Ela piscou para Carol, e então contaram sobre o que viveram. A Nawá se sentiu mais confiante pra falar seus motivos, como queria trazer justiça ao seu povo, mas acabou não agindo de forma correta. Eles ouviram com atenção cada palavra dela, a forma como se desculpava por ter desviado do caminho e depois como retornou com o apoio de Sara e seus novos amigos. Apertou a mão dela mais forte:
— Eu estava insegura, mas precisava contar tudo. — concluiu
Nilton se virou para o casal Pererê:
— Vocês sabiam de tudo isso?
— Elas nos contaram hoje mais cedo. — disse Janice — por isso achei melhor convidá-los pra vir aqui.

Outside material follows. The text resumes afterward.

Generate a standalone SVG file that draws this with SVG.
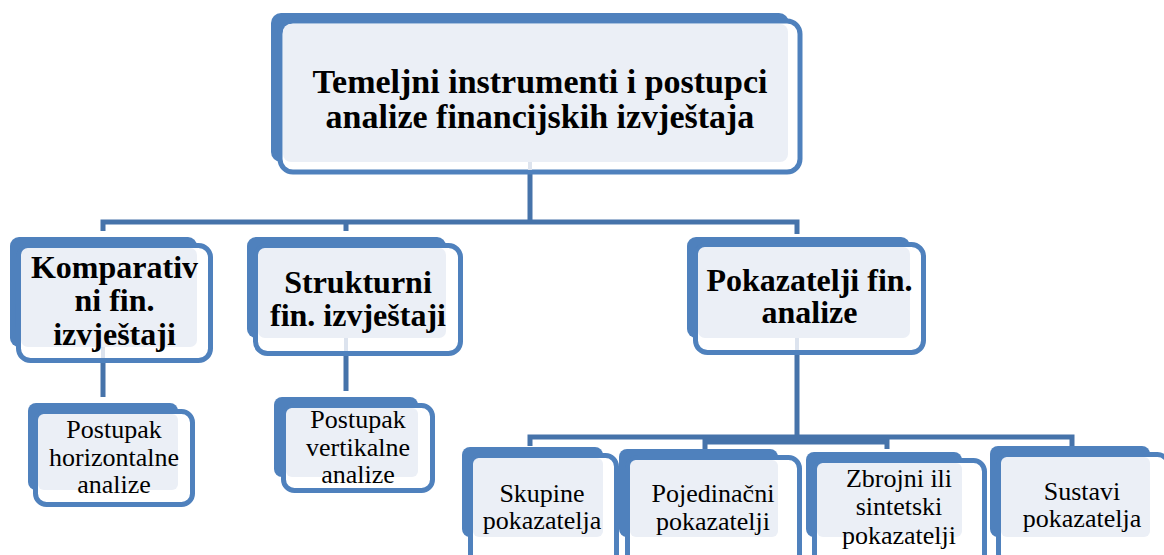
<svg xmlns="http://www.w3.org/2000/svg" width="1164" height="555" viewBox="0 0 1164 555">
<style>
.sh{fill:#4F81BD}
.wb{fill:#FFFFFF;stroke:#4F81BD;stroke-width:5}
.lf{fill:#EBEFF6}
.cn{fill:none;stroke:#4673AA;stroke-width:5}
.cl{fill:none;stroke:#DCE3EE;stroke-width:4}
text{font-family:'Liberation Serif','Times New Roman','DejaVu Serif',serif;fill:#000;text-anchor:middle}
.t1{font-weight:bold;font-size:34px}
.t2{font-weight:bold;font-size:32px}
.t3{font-size:26px}
</style>
<rect width="1164" height="555" fill="#FFFFFF"/>
<g id="connectors">
<path class="cn" d="M530,174 V222 M103,231 V222 H797 V234 M346,222 V231"/>
<path class="cn" d="M103,363 V397 M346,356 V391"/>
<path class="cn" d="M797,355 V437 M530,446 V437 H1072 V446 M705,449 V442 H887 V449"/>
</g>
<g id="n-top">
<rect class="sh" x="271" y="13" width="518" height="149" rx="10"/>
<rect class="wb" x="280" y="21" width="520" height="151" rx="13"/>
<rect class="lf" x="283" y="24" width="505" height="138" rx="8"/>
<line class="cl" x1="530" y1="162" x2="530" y2="170"/>
<text class="t1" x="540" y="93" font-family="Liberation Serif, serif">Temeljni instrumenti i postupci</text>
<text class="t1" x="540" y="128" font-family="Liberation Serif, serif">analize financijskih izvještaja</text>
</g>
<g id="n-komparativni">
<rect class="sh" x="10" y="237" width="187" height="110" rx="9"/>
<rect class="wb" x="18.5" y="245.5" width="192" height="115" rx="12"/>
<rect class="lf" x="21" y="248" width="176" height="99" rx="7"/>
<line class="cl" x1="103" y1="347" x2="103" y2="358"/>
<text class="t2" x="114.5" y="278">Komparativ</text>
<text class="t2" x="114.5" y="311">ni fin.</text>
<text class="t2" x="114.5" y="345">izvještaji</text>
</g>
<g id="n-strukturni">
<rect class="sh" x="247" y="237" width="199" height="101" rx="9"/>
<rect class="wb" x="255.5" y="245.5" width="205" height="108" rx="12"/>
<rect class="lf" x="258" y="248" width="188" height="90" rx="7"/>
<line class="cl" x1="346" y1="338" x2="346" y2="351"/>
<text class="t2" x="358" y="293">Strukturni</text>
<text class="t2" x="358" y="326">fin. izvještaji</text>
</g>
<g id="n-pokazatelji">
<rect class="sh" x="687" y="237" width="223" height="101" rx="9"/>
<rect class="wb" x="695.5" y="244.5" width="228" height="108" rx="12"/>
<rect class="lf" x="698" y="247" width="212" height="91" rx="7"/>
<line class="cl" x1="797" y1="338" x2="797" y2="350"/>
<text class="t2" x="809.5" y="291">Pokazatelji fin.</text>
<text class="t2" x="809.5" y="323">analize</text>
</g>
<g id="n-horizontalne">
<rect class="sh" x="28" y="403" width="150" height="87" rx="8"/>
<rect class="wb" x="35.5" y="411.5" width="157" height="93" rx="11"/>
<rect class="lf" x="38" y="414" width="140" height="76" rx="6"/>
<text class="t3" x="114" y="438">Postupak</text>
<text class="t3" x="114" y="466">horizontalne</text>
<text class="t3" x="114" y="493">analize</text>
</g>
<g id="n-vertikalne">
<rect class="sh" x="274" y="397" width="144" height="80" rx="8"/>
<rect class="wb" x="283.5" y="405.5" width="149" height="85" rx="11"/>
<rect class="lf" x="286" y="408" width="132" height="69" rx="6"/>
<text class="t3" x="358" y="428">Postupak</text>
<text class="t3" x="358" y="456">vertikalne</text>
<text class="t3" x="358" y="483">analize</text>
</g>
<g id="n-skupine">
<rect class="sh" x="462" y="447" width="141" height="90" rx="8"/>
<rect class="wb" x="470.5" y="455.5" width="146" height="110" rx="11"/>
<rect class="lf" x="473" y="458" width="130" height="79" rx="6"/>
<text class="t3" x="542" y="502">Skupine</text>
<text class="t3" x="542" y="529">pokazatelja</text>
</g>
<g id="n-pojedinacni">
<rect class="sh" x="619" y="449" width="159" height="88" rx="8"/>
<rect class="wb" x="627.5" y="457.5" width="172" height="110" rx="11"/>
<rect class="lf" x="630" y="460" width="148" height="77" rx="6"/>
<text class="t3" x="713" y="502">Pojedinačni</text>
<text class="t3" x="713" y="530">pokazatelji</text>
</g>
<g id="n-zbrojni">
<rect class="sh" x="806" y="452" width="156" height="85" rx="8"/>
<rect class="wb" x="814.5" y="460.5" width="170" height="110" rx="11"/>
<rect class="lf" x="817" y="463" width="145" height="74" rx="6"/>
<text class="t3" x="899" y="487">Zbrojni ili</text>
<text class="t3" x="899" y="515">sintetski</text>
<text class="t3" x="899" y="544">pokazatelji</text>
</g>
<g id="n-sustavi">
<rect class="sh" x="990" y="446" width="160" height="91" rx="8"/>
<rect class="wb" x="998.5" y="454.5" width="170" height="110" rx="11"/>
<rect class="lf" x="1001" y="457" width="149" height="80" rx="6"/>
<text class="t3" x="1082" y="500">Sustavi</text>
<text class="t3" x="1082" y="527">pokazatelja</text>
</g>
</svg>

— E ainda não falaram a melhor parte. — Estevão sorria, mexendo as sobrancelhas
— Qual parte? — Nilton cruzou os braços
Carol olhou para Sara, sorriram uma para a outra:
— Estamos oficialmente namorando, pai!
Ele ficou um pouco em silêncio, via o sorriso delas e o de Estevão, que tinha um sorriso tão largo que até parecia que tinham anunciado noivado.
— Ainda não estavam? — perguntou
— Pai! — Carol corou
— Agora somos oficialmente família, Nilton! — brincou o homem — Vai ter que aturar minhas piadas!

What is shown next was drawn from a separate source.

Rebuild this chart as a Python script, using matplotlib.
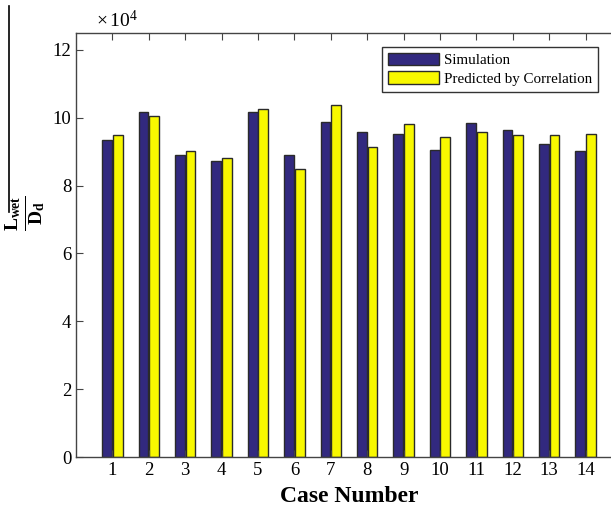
import matplotlib
matplotlib.use("Agg")
import matplotlib.pyplot as plt
import numpy as np
from matplotlib.lines import Line2D

plt.rcParams['font.family'] = ['Liberation Serif', 'DejaVu Serif']
plt.rcParams['mathtext.fontset'] = 'custom'
plt.rcParams['mathtext.rm'] = 'Liberation Serif'
plt.rcParams['mathtext.bf'] = 'Liberation Serif:bold'
plt.rcParams['mathtext.it'] = 'Liberation Serif:italic'

cases = list(range(1, 15))
simulation = [9.34, 10.18, 8.89, 8.74, 10.18, 8.89, 9.88, 9.57, 9.53, 9.04, 9.84, 9.65, 9.22, 9.03]
predicted = [9.50, 10.05, 9.01, 8.81, 10.25, 8.50, 10.37, 9.15, 9.82, 9.42, 9.58, 9.50, 9.50, 9.52]
yticks = [0, 2, 4, 6, 8, 10, 12]

fig = plt.figure(figsize=(6.11, 5.16), dpi=100)
ax = fig.add_axes([76/611, (516-457)/516, 546/611, (457-33)/516])

x = np.array(cases, dtype=float)
w = 0.27
ax.bar(x - 0.145, simulation, width=w, color='#32297F', edgecolor='#2a2a2a', linewidth=1.0, label='Simulation')
ax.bar(x + 0.145, predicted, width=w, color='#F8F800', edgecolor='#2a2a2a', linewidth=1.0, label='Predicted by Correlation')

ax.set_xlim(0, 15)
ax.set_ylim(0, 12.5)
ax.set_xticks(cases)
ax.set_yticks(yticks)
ax.tick_params(direction='in', top=True, right=True, labelsize=13.5, length=5, color='#444444')
for s in ax.spines.values():
    s.set_color('#444444')
    s.set_linewidth(1.0)

ax.set_xlabel('Case Number', fontsize=17, fontweight='bold', labelpad=5)
fig.text(26/611, 1 - 213/516, r'$\mathbf{\frac{L_{wet}}{D_d}}$', fontsize=20, rotation=90,
         ha='center', va='center')

fig.text(96/611, 1 - 20/516, r'$\times\,10^{4}$', fontsize=14, ha='left', va='center')

leg = ax.legend(loc='upper right', bbox_to_anchor=((598-76)/546, (457-47)/424), fontsize=10.8,
                frameon=True, fancybox=False, edgecolor='#333333', framealpha=1,
                borderpad=0.4, handlelength=3.4, handleheight=0.9, labelspacing=0.25, handletextpad=0.35,
                borderaxespad=0)
leg.get_frame().set_linewidth(1.0)

fig.add_artist(Line2D([9/611, 9/611], [1 - 6/516, 1 - 212/516], color='black', linewidth=1.2, transform=fig.transFigure))

fig.savefig('out.png', dpi=100)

— E qual a diferença disso para o que já era antes? — ele perguntou
Janice e Mariana riram. Aqueles dois juntos era sempre uma comédia, quase como se fossem irmãos.
As garotas ficaram felizes em como seus pais aceitaram o romance delas rapidamente, terminaram de jantar.
Chegava o momento de se despedirem, Carol voltaria pra casa com os pais, o que não era longe, poderiam conversar gritando da janela se quisessem.
— A gente se vê amanhã. — Sara sorriu
— É bom poder voltar pra casa depois de todo esse tempo.
— Mal posso esperar pra próxima missão dos deuses! — ela estava animada
Carol riu, amava aquela empolgação. Beijaram-se, então se despediram.
Sara se sentia bem por estar em casa, poder deitar em sua cama e relaxar. Olhava para seu gorro vermelho, de certa forma, era a prova de que tudo havia mesmo acontecido.
Carol seguiu com os pais, assim que entraram em casa e fecharam a porta, olharam seriamente para ela:
— Filha, entendemos que teve a melhor das intenções... — começou a mãe
— Mas ficamos realmente preocupados com o que houve. — disse o pai — Não falamos nada na frente deles porque achamos melhor conversar em casa.
— Eu imaginei... — ela suspirou
— Seu desejo por justiça nós compreendemos, mas dar as costas pra Sara...
— Eu me arrependo disso todos os dias...
— Nós achamos que é melhor fazer terapia, minha filha. — disse Nilton — Nós confiamos em você, mas precisamos ter certeza de que não sairá do caminho de novo. Espero que entenda.
— Eu compreendo, pai.
— A decisão de contar à Sara será sua.
Ela assentiu, um pouco cabisbaixa, mas depois levantou a cabeça:
— Achei que vocês iam brigar comigo...
— É complicado por se tratar do nosso povo... — Disse Mariana — Muitas vezes eu me pergunto se foi certo ir embora, se nossos antepassados fariam diferente...
— Temos que fazer o que pudermos para continuar sobrevivendo e não deixar nossa cultura se apagar. — disse Nilton — Acredito que Tupã pode ter te escolhido por isso.
Eles estavam certos. Sua luta era constante, mas jamais estaria sozinha de novo. Seria sempre uma Guardiã de Tupã.